Recuerdo una expresión bellísima del Papa Juan Pablo II al iniciar su pontificado. Nos decía así: «El hombre no puede vivir sin amor». Y comentaba que, sin amor, una persona se vuelve incomprensible y su vida sin sentido. Porque la comprensión y el sentido nos viene revelado por el Amor.

Este amor llena de sentido la vida familiar y la convivencia social. ¡Con qué fuerza os tengo que decir que, cuando el amor por la verdad y el bien no impregna la cultura de las relaciones sociales y de la administración pública, el puesto central de la persona es sustituido por otros bienes menores!

Portada del folleto ‘Una familia que se quiere como la de Nazaret’, editado por el Arzobispado de Oviedo.

Y continué haciendo estas preguntas a todos los que estaban en la Santa Cueva:

—¿Sabéis por qué sois felices? ¿Sabéis cuándo sois más felices? Mirad, la felicidad humana guarda una relación profunda con ese amor familiar que se engendra, crece y se desarrolla cuando Cristo está presente. Y es que, creedme, a la persona humana, para alcanzar la felicidad no le basta cualquier amor, necesita del amor verdadero que es el revelado, manifestado y entregado por Jesucristo, que es el amor que corresponde a la verdad del ser del hombre y de su vocación. Todos vosotros, los matrimonios cristianos, que con vuestro amor esponsal os entregáis y os prometéis, de por vida, estáis creando el hábitat necesario y natural para acoger la vida.

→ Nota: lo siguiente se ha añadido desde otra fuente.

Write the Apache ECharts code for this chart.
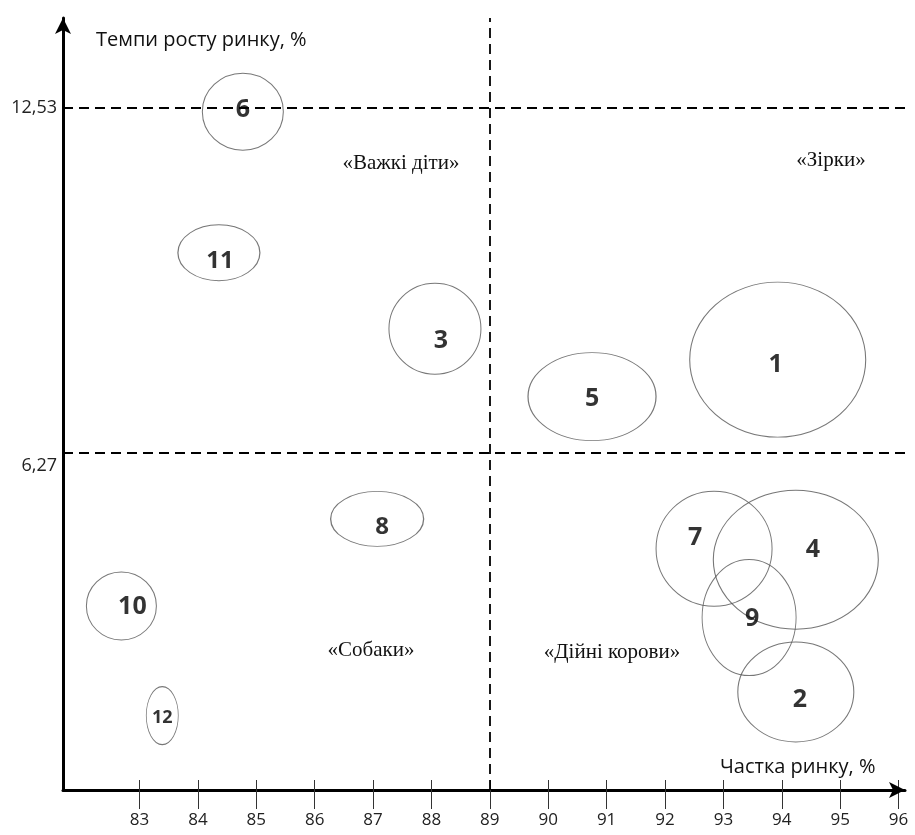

Bienaventurada la familia formada por el matrimonio cristiano de un hombre y de una mujer, que, con sus hijos, descubren que la familia es la escuela más rica del humanismo y que es decisiva para la educación integral de todos los hombres, desde el inicio mismo de la vida.

Bienaventurada la familia que asume con gozo el reto de transmitir la fe a sus hijos, haciendo verdad lo que es la familia cristiana, Iglesia doméstica.

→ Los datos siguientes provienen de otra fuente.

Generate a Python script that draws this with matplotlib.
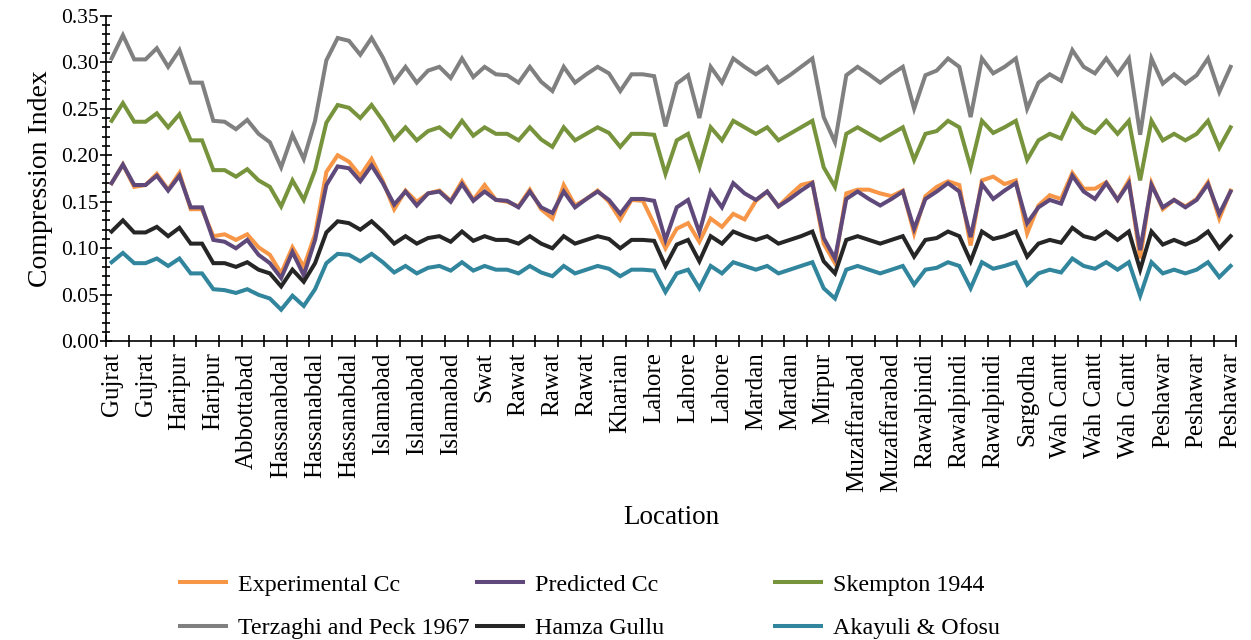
import matplotlib
matplotlib.use('Agg')
import matplotlib.pyplot as plt
import numpy as np

plt.rcParams['font.family'] = 'serif'
plt.rcParams['font.serif'] = ['Liberation Serif', 'DejaVu Serif', 'serif']

# Location names shown on the axis (every 3rd sample is labelled)
tick_locations = ['Gujrat', 'Gujrat', 'Haripur', 'Haripur', 'Abbottabad',
                  'Hassanabdal', 'Hassanabdal', 'Hassanabdal', 'Islamabad',
                  'Islamabad', 'Islamabad', 'Swat', 'Rawat', 'Rawat', 'Rawat',
                  'Kharian', 'Lahore', 'Lahore', 'Lahore', 'Mardan', 'Mardan',
                  'Mirpur', 'Muzaffarabad', 'Muzaffarabad', 'Rawalpindi',
                  'Rawalpindi', 'Rawalpindi', 'Sargodha', 'Wah Cantt',
                  'Wah Cantt', 'Wah Cantt', 'Peshawar', 'Peshawar', 'Peshawar']

# Compression index values (100 samples)
experimental_cc = [
    0.170, 0.190, 0.166, 0.168, 0.180, 0.163, 0.181, 0.142, 0.142, 0.113,
    0.115, 0.109, 0.115, 0.101, 0.093, 0.073, 0.101, 0.080, 0.115, 0.182,
    0.200, 0.193, 0.178, 0.196, 0.172, 0.142, 0.162, 0.150, 0.159, 0.162,
    0.151, 0.172, 0.152, 0.168, 0.152, 0.150, 0.145, 0.163, 0.142, 0.132,
    0.168, 0.146, 0.153, 0.162, 0.150, 0.131, 0.152, 0.151, 0.126, 0.100,
    0.121, 0.127, 0.107, 0.132, 0.123, 0.137, 0.131, 0.151, 0.161, 0.145,
    0.157, 0.168, 0.171, 0.105, 0.084, 0.159, 0.163, 0.163, 0.159, 0.156,
    0.162, 0.116, 0.156, 0.166, 0.172, 0.168, 0.103, 0.173, 0.177, 0.169,
    0.173, 0.116, 0.146, 0.157, 0.153, 0.181, 0.164, 0.164, 0.171, 0.152,
    0.173, 0.089, 0.170, 0.142, 0.152, 0.145, 0.153, 0.171, 0.132, 0.162]

predicted_cc = [
    0.170, 0.190, 0.168, 0.168, 0.178, 0.162, 0.178, 0.144, 0.144, 0.109,
    0.107, 0.100, 0.109, 0.093, 0.084, 0.068, 0.096, 0.071, 0.109, 0.168,
    0.188, 0.186, 0.172, 0.189, 0.170, 0.147, 0.161, 0.146, 0.159, 0.161,
    0.150, 0.169, 0.151, 0.161, 0.152, 0.151, 0.144, 0.161, 0.144, 0.138,
    0.161, 0.144, 0.153, 0.161, 0.152, 0.137, 0.153, 0.153, 0.151, 0.109,
    0.144, 0.152, 0.117, 0.161, 0.144, 0.170, 0.159, 0.152, 0.161, 0.145,
    0.153, 0.162, 0.170, 0.111, 0.089, 0.153, 0.161, 0.153, 0.146, 0.153,
    0.161, 0.121, 0.153, 0.161, 0.170, 0.161, 0.112, 0.169, 0.153, 0.162,
    0.170, 0.127, 0.144, 0.152, 0.148, 0.178, 0.161, 0.153, 0.170, 0.152,
    0.170, 0.098, 0.168, 0.144, 0.152, 0.144, 0.152, 0.169, 0.137, 0.161]

skempton_1944 = [
    0.237, 0.256, 0.236, 0.236, 0.245, 0.230, 0.244, 0.216, 0.216, 0.184,
    0.184, 0.177, 0.185, 0.173, 0.166, 0.145, 0.173, 0.152, 0.184, 0.235,
    0.254, 0.251, 0.240, 0.254, 0.237, 0.217, 0.230, 0.216, 0.226, 0.230,
    0.220, 0.237, 0.221, 0.230, 0.223, 0.223, 0.216, 0.230, 0.217, 0.209,
    0.230, 0.216, 0.223, 0.230, 0.224, 0.209, 0.223, 0.223, 0.222, 0.180,
    0.216, 0.223, 0.187, 0.230, 0.216, 0.237, 0.230, 0.223, 0.230, 0.216,
    0.223, 0.230, 0.237, 0.187, 0.166, 0.223, 0.230, 0.223, 0.216, 0.223,
    0.230, 0.195, 0.223, 0.226, 0.237, 0.230, 0.187, 0.237, 0.224, 0.230,
    0.237, 0.195, 0.216, 0.223, 0.218, 0.244, 0.230, 0.224, 0.237, 0.223,
    0.237, 0.173, 0.237, 0.216, 0.223, 0.216, 0.223, 0.237, 0.208, 0.230]

terzaghi_peck_1967 = [
    0.304, 0.329, 0.303, 0.303, 0.315, 0.295, 0.313, 0.278, 0.278, 0.237,
    0.236, 0.228, 0.238, 0.223, 0.214, 0.187, 0.222, 0.196, 0.237, 0.302,
    0.326, 0.323, 0.308, 0.326, 0.305, 0.279, 0.295, 0.278, 0.291, 0.295,
    0.283, 0.304, 0.284, 0.295, 0.287, 0.286, 0.278, 0.295, 0.279, 0.269,
    0.295, 0.278, 0.287, 0.295, 0.288, 0.269, 0.287, 0.287, 0.285, 0.231,
    0.277, 0.286, 0.240, 0.295, 0.278, 0.304, 0.295, 0.287, 0.295, 0.278,
    0.286, 0.295, 0.304, 0.241, 0.214, 0.286, 0.295, 0.287, 0.278, 0.287,
    0.295, 0.250, 0.286, 0.291, 0.304, 0.295, 0.241, 0.304, 0.288, 0.295,
    0.304, 0.250, 0.278, 0.287, 0.280, 0.313, 0.295, 0.288, 0.304, 0.287,
    0.304, 0.222, 0.304, 0.277, 0.287, 0.277, 0.286, 0.304, 0.268, 0.295]

hamza_gullu = [
    0.118, 0.130, 0.117, 0.117, 0.123, 0.113, 0.122, 0.105, 0.105, 0.084,
    0.084, 0.080, 0.085, 0.077, 0.073, 0.059, 0.077, 0.064, 0.084, 0.117,
    0.129, 0.127, 0.120, 0.129, 0.118, 0.105, 0.113, 0.105, 0.111, 0.113,
    0.107, 0.118, 0.108, 0.113, 0.109, 0.109, 0.105, 0.113, 0.105, 0.100,
    0.113, 0.105, 0.109, 0.113, 0.110, 0.100, 0.109, 0.109, 0.108, 0.081,
    0.104, 0.109, 0.086, 0.113, 0.105, 0.118, 0.113, 0.109, 0.113, 0.105,
    0.109, 0.113, 0.118, 0.086, 0.073, 0.109, 0.113, 0.109, 0.105, 0.109,
    0.113, 0.091, 0.109, 0.111, 0.118, 0.113, 0.086, 0.118, 0.110, 0.113,
    0.118, 0.091, 0.105, 0.109, 0.106, 0.122, 0.113, 0.110, 0.118, 0.109,
    0.118, 0.077, 0.118, 0.104, 0.109, 0.104, 0.109, 0.118, 0.100, 0.113]

akayuli_ofosu = [
    0.085, 0.095, 0.084, 0.084, 0.089, 0.081, 0.089, 0.073, 0.073, 0.056,
    0.055, 0.052, 0.056, 0.050, 0.046, 0.034, 0.049, 0.038, 0.056, 0.084,
    0.094, 0.093, 0.086, 0.094, 0.085, 0.074, 0.081, 0.073, 0.079, 0.081,
    0.076, 0.085, 0.076, 0.081, 0.077, 0.077, 0.073, 0.081, 0.074, 0.070,
    0.081, 0.073, 0.077, 0.081, 0.078, 0.070, 0.077, 0.077, 0.076, 0.053,
    0.073, 0.077, 0.057, 0.081, 0.073, 0.085, 0.081, 0.077, 0.081, 0.073,
    0.077, 0.081, 0.085, 0.057, 0.046, 0.077, 0.081, 0.077, 0.073, 0.077,
    0.081, 0.061, 0.077, 0.079, 0.085, 0.081, 0.057, 0.085, 0.078, 0.081,
    0.085, 0.061, 0.073, 0.077, 0.074, 0.089, 0.081, 0.078, 0.085, 0.077,
    0.085, 0.049, 0.085, 0.073, 0.077, 0.073, 0.077, 0.085, 0.069, 0.081]

series = [
    ('Experimental Cc', experimental_cc, '#F79646'),
    ('Predicted Cc', predicted_cc, '#5F497A'),
    ('Skempton 1944', skempton_1944, '#77933C'),
    ('Terzaghi and Peck 1967', terzaghi_peck_1967, '#808080'),
    ('Hamza Gullu', hamza_gullu, '#262626'),
    ('Akayuli & Ofosu', akayuli_ofosu, '#31859C'),
]

n = len(experimental_cc)
x = np.arange(n)

fig = plt.figure(figsize=(12.51, 6.40), dpi=100)
ax = fig.add_axes([0.0847, 0.4667, 0.9035, 0.5088])

lines = []
for name, vals, col in series:
    ln, = ax.plot(x, vals, color=col, linewidth=2.9, label=name,
                  solid_joinstyle='miter')
    lines.append(ln)

ax.set_xlim(-0.5, n - 0.5)
ax.set_ylim(0, 0.35)

# y axis
ax.set_yticks(np.arange(0, 0.351, 0.05))
ax.set_yticks(np.arange(0, 0.351, 0.01), minor=True)
ax.yaxis.set_major_formatter(plt.FormatStrFormatter('%.2f'))
ax.tick_params(axis='y', which='major', direction='inout', length=8,
               width=1.2, labelsize=15.5, pad=1)
ax.tick_params(axis='y', which='minor', direction='inout', length=6, width=1.2)

# x axis: labels on every 3rd sample, tick marks every 2 samples
ax.set_xticks(np.arange(0, n, 3))
ax.set_xticklabels(tick_locations, rotation=90)
ax.set_xticks(np.arange(-0.5, n, 2), minor=True)
ax.tick_params(axis='x', which='major', length=0, labelsize=18, pad=8)
ax.tick_params(axis='x', which='minor', direction='inout', length=8, width=1.2)

for s in ['top', 'right']:
    ax.spines[s].set_visible(False)
for s in ['left', 'bottom']:
    ax.spines[s].set_linewidth(1.2)

ax.set_ylabel('Compression Index', fontsize=20, labelpad=6)
ax.set_xlabel('Location', fontsize=19.5, labelpad=9)

# legend in three equally spaced columns
col_x = [180, 477, 775]
for k in range(3):
    fig.legend([lines[k], lines[k + 3]], [series[k][0], series[k + 3][0]],
               loc='upper left', bbox_to_anchor=(col_x[k] / 1251, 1 - 574 / 640),
               frameon=False, fontsize=17.3, handlelength=1.9, handletextpad=0.5,
               borderpad=0, borderaxespad=0, labelspacing=0.9)

fig.savefig('out.png', dpi=100)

Bienaventurada la familia que crece y se desarrolla desde la estabilidad y fidelidad de por vida de un matrimonio, y que sabe que tiene que historificar también la fidelidad de Dios.

Bienaventurada la familia que reconoce, asume y vive los valores perennes reconocidos por la ley natural: deberes de los padres para con los hijos al engendrarlos, las virtudes paterno-filiales de sacrificio y gratuidad al servicio del bien común de la familia.

A las familias

• Vivid vuestro matrimonio como esa llamada o vocación que el Señor os entregó para ser esposo y padres: habéis sido llamados por Dios a ser esposos y padres.

• Tened el convencimiento de que Cristo está con vosotros, ¡no tengáis miedo! Hacedle un hueco en vuestro vivir diario para hablar con Él y escuchar su Palabra.

• Asumid en esta sociedad el ser testigos intrépidos de la buena nueva que es la familia y la vida, convencidos de que la semilla del bien puede más que la del mal.

• Encontraos como familias cristianas para compartir, sea en las parroquias, en los movimientos familiares, en asociaciones o en instituciones de la Iglesia que promueven la espiritualidad de la familia.

• Los padres no os canséis de educar a vuestros hijos en el amor verdadero, en el sentido de la vida y de la sexualidad, sed capaces de transmitir a vuestros hijos el gozo y la grandeza del amor fiel y el sentido de la vida humana en toda su dignidad.